D’autre part, les Palestiniens pensent n’avoir rien à perdre en mourant que leurs chaînes, et pour eux le fait de conserver leur ténacité et leur résistance armée envers l’occupant est tout ce qui leur reste pour être fiers dans les circonstances. Leur situation ressemble à celle de la Résistance française contre l’occupation nazie pendant la Deuxième Guerre mondiale. Leur résistance ne s'est pas traduite par un résultat décisif sur le champ de bataille, mais la population ne peut simplement se croiser les bras et permettre à l’ennemi de les écraser. La résistance juive à Varsovie contre les Nazis, qui avaient construit eux aussi un mur de séparation autour du ghetto, constitue un autre exemple dans le même sillage.
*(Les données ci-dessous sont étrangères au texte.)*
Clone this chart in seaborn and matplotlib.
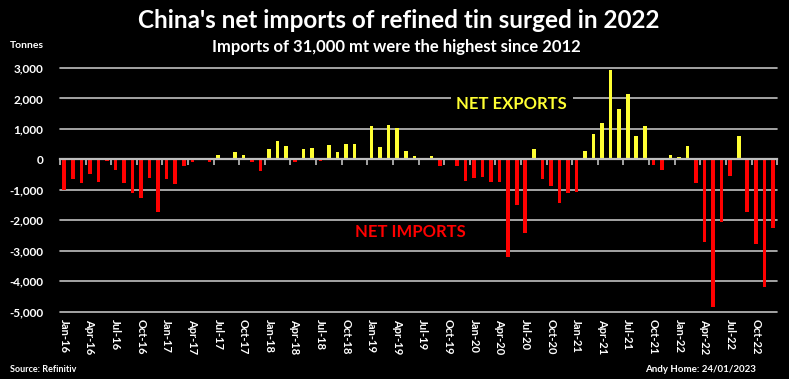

Les fusées lancées contre les colonies israéliennes peuvent offrir à ceux qui les lancent une satisfaction psychologique, mais n’oublions pas qu’elles donnent aux Israéliens ce qu’ils auraient payé à prix d’or, avoir une justification pour leurs représailles brutales au nom de l’auto-défense. Le monde accepte cet argument !
Selon le dicton : qui veut la fin prend les moyens ! Mais il faut tout d’abord vouloir. Or aujourd’hui, la volonté manque à l’appel, et chaque fois que des moyens apparaissent, ils sont contournés, ignorés ou assassinés. Les extrémistes israéliens, ainsi qu’AIPAC les « faiseurs de rois », qui se considèrent comme les véritables ou uniques parties concernées, ne se sont jamais intéressés à une solution qui ne leur donne pas toute la Palestine exempte de tout Palestinien qui respire. S’ils avaient pu les éradiquer (le terme précis allemand pour décrire cette annihilation est Vernichtung), ou au moins les repousser au-delà des frontières vers la Jordanie, le Liban, la Syrie, ou l’Égypte, ou bien de les chasser vers des terres lointaines, ils l’auraient fait il y a bien longtemps.